True, anti-corporate globalization activists are generally not violent, you got that part right, but that was about all. And it is through editorials and slanted reporting such as this, that the media perpetuate the completely unfounded stereotype of “violent protesters” by focusing only on the small minority of protesters who consider property destruction to be an effective and positive tactic.
The reference to a supposed “anarchist scavenger hunt” posted on infoshop.org was also a complete fabrication, as the Washington Post came to realize after running an article on it and the next day being forced to retract the story after doing some actual reporting and discovering that the “scavenger hunt” was posted months ago as a joke on an anarchist group’s website. No group organizing for the weekend endorsed that action or even those types of actions.
Additionally, the editorial mentions the fact that in April 2000 1,200 people were arrested at IMF/World Bank protests in D.C., inferring from this, “[a] history of violence,” on the part of activists. The facts prove to be quite to the contrary. Not a single individual has ever been convicted of a crime stemming from an arrest at an anti-corporate globalization demonstration in the United States. Currently, there is a lawsuit pending against the Metropolitan Police Department due to its handling of arrests in 2000, and another just was just filed after this weekend’s illegal mass arrests. The high numbers of arrests indicate that police were violent and that they violated the civil liberties and basic constitutional rights of protesters, not the other way around.
This past weekend I was one of five Georgetown students and 644 others arrested illegally by MPD in the largest mass arrest in D.C. since 1971. I did nothing violent and neither did anyone around me. When arrested, we were standing in Freedom Plaza chanting, “We would like to leave the park peacefully.”
Any “tainted image” that protesters have is manufactured and perpetuated by misrepresentations and fear-mongering in the media. Your editorial mentioned nothing about the violent and illegal actions of the police (which actually happen, unlike the fabricated claims about protesters) and the corrupt and demented policies of the IMF and World Bank which engender such police violence.

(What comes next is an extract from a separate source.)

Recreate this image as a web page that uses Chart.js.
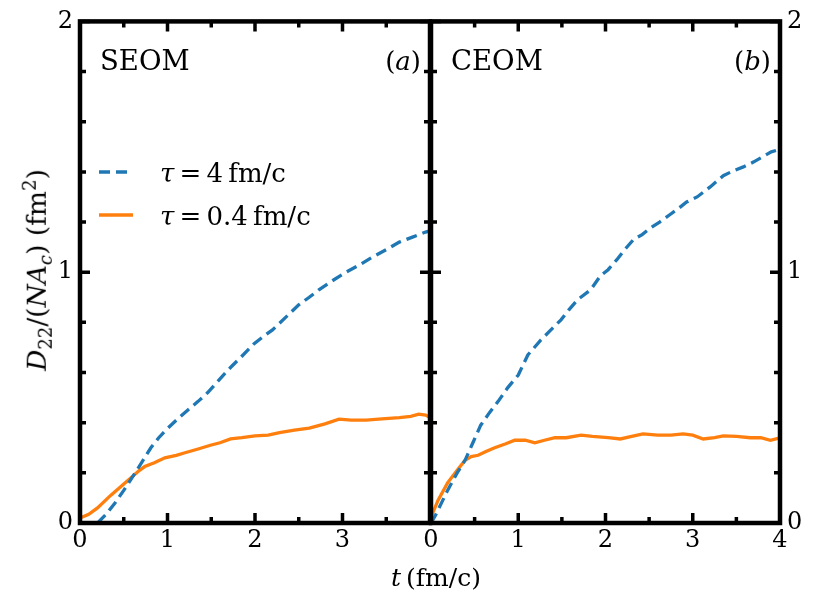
<!DOCTYPE html>
<html>
<head>
<meta charset="utf-8">
<script src="https://cdn.jsdelivr.net/npm/chart.js@4.4.1/dist/chart.umd.min.js"></script>
<style>
  html, body { margin: 0; padding: 0; background: #fff; }
  #wrap { position: relative; width: 819px; height: 592px; overflow: hidden; font-family: "DejaVu Serif", serif; color: #000; }
  #wrap canvas { position: absolute; top: 0; }
  #cLeft { left: 0; }
  #cRight { left: 380px; }
  .title { position: absolute; font-size: 25px; white-space: nowrap; line-height: 1; }
  .title sub, .title sup { font-size: 0.68em; line-height: 0; }
  #xtitle { left: 436px; top: 565px; transform: translateX(-50%); }
  #ytitle { left: 37px; top: 270px; font-size: 26.5px; transform: translate(-50%, -50%) rotate(-90deg); }
</style>
</head>
<body>
<div id="wrap">
  <canvas id="cLeft" width="433" height="592"></canvas>
  <canvas id="cRight" width="439" height="592"></canvas>
  <div class="title" id="xtitle"><i>t</i>&#8201;(fm/c)</div>
  <div class="title" id="ytitle"><i>D</i><sub>22</sub>/(<i>NA</i><sub><i>c</i></sub>) (fm<sup>2</sup>)</div>
</div>
<script>
// SEOM, tau = 4 fm/c
const tSeomLong = [0.2, 0.3, 0.4, 0.5, 0.63, 0.72, 0.81, 0.9, 0.98, 1.1, 1.23, 1.35, 1.46, 1.6, 1.72, 1.85, 1.99, 2.1, 2.2, 2.35, 2.5, 2.62, 2.73, 2.88, 3.04, 3.2, 3.34, 3.5, 3.65, 3.8, 3.95, 4.0];
const dSeomLong = [0.0, 0.035, 0.08, 0.13, 0.2, 0.25, 0.3, 0.34, 0.37, 0.41, 0.45, 0.485, 0.52, 0.575, 0.62, 0.665, 0.715, 0.745, 0.77, 0.82, 0.87, 0.9, 0.93, 0.965, 1.0, 1.03, 1.06, 1.09, 1.12, 1.14, 1.16, 1.165];
// SEOM, tau = 0.4 fm/c
const tSeomShort = [0, 0.1, 0.2, 0.35, 0.55, 0.68, 0.74, 0.85, 0.97, 1.1, 1.2, 1.35, 1.49, 1.6, 1.72, 1.85, 2.0, 2.15, 2.28, 2.45, 2.62, 2.8, 2.96, 3.1, 3.27, 3.45, 3.65, 3.78, 3.87, 3.95, 4.0];
const dSeomShort = [0.02, 0.035, 0.06, 0.11, 0.17, 0.21, 0.225, 0.24, 0.26, 0.27, 0.28, 0.295, 0.31, 0.32, 0.335, 0.34, 0.347, 0.35, 0.36, 0.37, 0.378, 0.395, 0.414, 0.41, 0.41, 0.415, 0.42, 0.425, 0.434, 0.43, 0.42];
// CEOM, tau = 4 fm/c
const tCeomLong = [0, 0.05, 0.19, 0.3, 0.39, 0.48, 0.57, 0.67, 0.77, 0.88, 1.0, 1.11, 1.26, 1.36, 1.49, 1.58, 1.68, 1.83, 1.94, 2.03, 2.13, 2.22, 2.32, 2.42, 2.51, 2.62, 2.74, 2.84, 2.93, 3.05, 3.2, 3.35, 3.47, 3.58, 3.7, 3.8, 3.9, 4.0];
const dCeomLong = [0, 0.03, 0.13, 0.2, 0.25, 0.32, 0.39, 0.44, 0.485, 0.54, 0.59, 0.67, 0.73, 0.765, 0.81, 0.85, 0.89, 0.93, 0.985, 1.01, 1.05, 1.09, 1.13, 1.15, 1.175, 1.2, 1.23, 1.255, 1.28, 1.3, 1.34, 1.385, 1.405, 1.42, 1.44, 1.46, 1.48, 1.49];
// CEOM, tau = 0.4 fm/c
const tCeomShort = [0, 0.02, 0.08, 0.19, 0.3, 0.39, 0.46, 0.54, 0.63, 0.73, 0.85, 0.96, 1.08, 1.19, 1.3, 1.42, 1.55, 1.72, 1.85, 2.03, 2.17, 2.3, 2.43, 2.6, 2.75, 2.89, 3.0, 3.12, 3.25, 3.35, 3.5, 3.66, 3.78, 3.89, 4.0];
const dCeomShort = [0.02, 0.04, 0.09, 0.16, 0.21, 0.25, 0.265, 0.27, 0.285, 0.3, 0.315, 0.33, 0.33, 0.32, 0.33, 0.34, 0.34, 0.35, 0.345, 0.34, 0.335, 0.345, 0.355, 0.35, 0.35, 0.355, 0.35, 0.335, 0.34, 0.347, 0.345, 0.34, 0.34, 0.33, 0.34];

const seriesLabels = ["4", "0.4"];   // tau values, fm/c
const xTickLabels = ["0", "1", "2", "3", "4"];
const yTickLabels = ["0", "1", "2"];

const BLUE = "#1f77b4";
const ORANGE = "#ff7f0e";
const SERIF = "DejaVu Serif";

function pts(ts, ds) {
    return ts.map((t, i) => ({ x: t, y: ds[i] }));
}

function makeDatasets(tLong, dLong, tShort, dShort) {
    return [
        { data: pts(tLong, dLong), borderColor: BLUE, borderWidth: 3.3, borderDash: [11, 6], pointRadius: 0, tension: 0 },
        { data: pts(tShort, dShort), borderColor: ORANGE, borderWidth: 3.3, pointRadius: 0, tension: 0 }
    ];
}

// draws a row of text pieces with their own fonts, left to right
function drawRuns(ctx, x, y, runs, align) {
    let total = 0;
    runs.forEach(r => { ctx.font = r.font; total += ctx.measureText(r.text).width; });
    let cx = align === "right" ? x - total : x;
    runs.forEach(r => {
        ctx.font = r.font;
        ctx.fillText(r.text, cx, y);
        cx += ctx.measureText(r.text).width;
    });
}

// box frame plus inward ticks on all four sides
const frameTicks = {
    id: "frameTicks",
    afterDatasetsDraw(chart) {
        const { ctx, chartArea: a, scales: { x, y } } = chart;
        ctx.save();
        ctx.strokeStyle = "#000";
        ctx.lineWidth = 3.5;
        ctx.beginPath();
        x.ticks.forEach(t => {
            const px = x.getPixelForValue(t.value);
            const len = Number.isInteger(t.value) ? 10 : 6;
            ctx.moveTo(px, a.bottom); ctx.lineTo(px, a.bottom - len);
            ctx.moveTo(px, a.top); ctx.lineTo(px, a.top + len);
        });
        y.ticks.forEach(t => {
            const py = y.getPixelForValue(t.value);
            const len = Math.abs(t.value - Math.round(t.value)) < 1e-6 ? 10 : 6;
            ctx.moveTo(a.left, py); ctx.lineTo(a.left + len, py);
            ctx.moveTo(a.right, py); ctx.lineTo(a.right - len, py);
        });
        ctx.stroke();
        ctx.lineWidth = 4.5;
        ctx.strokeRect(a.left, a.top, a.right - a.left, a.bottom - a.top);
        ctx.restore();
    }
};

// panel name, panel letter and (left panel only) the legend
const panelText = {
    id: "panelText",
    afterDraw(chart, args, opts) {
        const { ctx, chartArea: a } = chart;
        const big = `26px "${SERIF}"`;
        const bigIt = `italic 26px "${SERIF}"`;
        ctx.save();
        ctx.fillStyle = "#000";
        ctx.textBaseline = "alphabetic";
        ctx.font = `27.5px "${SERIF}"`;
        ctx.fillText(opts.name, a.left + 20, 70);
        drawRuns(ctx, a.right - 9, 70, [
            { text: "(", font: big },
            { text: opts.letter, font: bigIt },
            { text: ")", font: big }
        ], "right");

        if (opts.legend) {
            const rows = [182, 225];
            chart.data.datasets.forEach((ds, i) => {
                const yy = rows[i] - 10;
                ctx.strokeStyle = ds.borderColor;
                ctx.lineWidth = ds.borderWidth;
                ctx.setLineDash(ds.borderDash || []);
                ctx.beginPath();
                ctx.moveTo(a.left + 19, yy);
                ctx.lineTo(a.left + 53, yy);
                ctx.stroke();
                ctx.setLineDash([]);
                drawRuns(ctx, a.left + 80, rows[i], [
                    { text: "\u03C4", font: bigIt },
                    { text: "\u2009=\u2009" + seriesLabels[i] + "\u2009fm/c", font: big }
                ]);
            });
        }
        ctx.restore();
    }
};

function makeChart(id, datasets, side, showLastX, padding, text) {
    const tickFont = { family: SERIF, size: 24 };
    return new Chart(document.getElementById(id), {
        type: "line",
        data: { datasets },
        options: {
            responsive: false,
            animation: false,
            events: [],
            layout: { padding },
            plugins: { legend: { display: false }, tooltip: { enabled: false }, panelText: text },
            scales: {
                x: {
                    type: "linear", min: 0, max: 4,
                    border: { display: false },
                    grid: { display: false, drawTicks: false },
                    ticks: {
                        stepSize: 0.5, autoSkip: false, maxRotation: 0, color: "#000", font: tickFont, padding: 3,
                        callback: v => (Number.isInteger(v) && (showLastX || v < 4)) ? xTickLabels[v] : ""
                    },
                    afterFit: s => { s.height = 69; }
                },
                y: {
                    type: "linear", min: 0, max: 2, position: side,
                    border: { display: false },
                    grid: { display: false, drawTicks: false },
                    ticks: {
                        stepSize: 0.2, autoSkip: false, color: "#000", font: tickFont, padding: 7,
                        callback: v => Math.abs(v - Math.round(v)) < 1e-6 ? yTickLabels[Math.round(v)] : ""
                    },
                    afterFit: s => { s.width = side === "left" ? 80 : 39; }
                }
            }
        },
        plugins: [frameTicks, panelText]
    });
}

makeChart("cLeft", makeDatasets(tSeomLong, dSeomLong, tSeomShort, dSeomShort), "left", false,
    { top: 16, right: 2, left: 0, bottom: 0 }, { name: "SEOM", letter: "a", legend: true });
makeChart("cRight", makeDatasets(tCeomLong, dCeomLong, tCeomShort, dCeomShort), "right", true,
    { top: 16, right: 0, left: 51, bottom: 0 }, { name: "CEOM", letter: "b", legend: false });
</script>
</body>
</html>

You could have dedicated your editorial space for calling on these institutions to cancel Third World debt, to open their meetings and become democratic, to stop their environmentally destructive projects, to end structural adjustment programs, to raise labor standards or any number of other things these institutions could and should be doing. It disturbs me greatly that your paper would, instead of writing about the issues, conform to the trend in mainstream media by selling out to the practices of yellow journalism, conformity and sensationalism.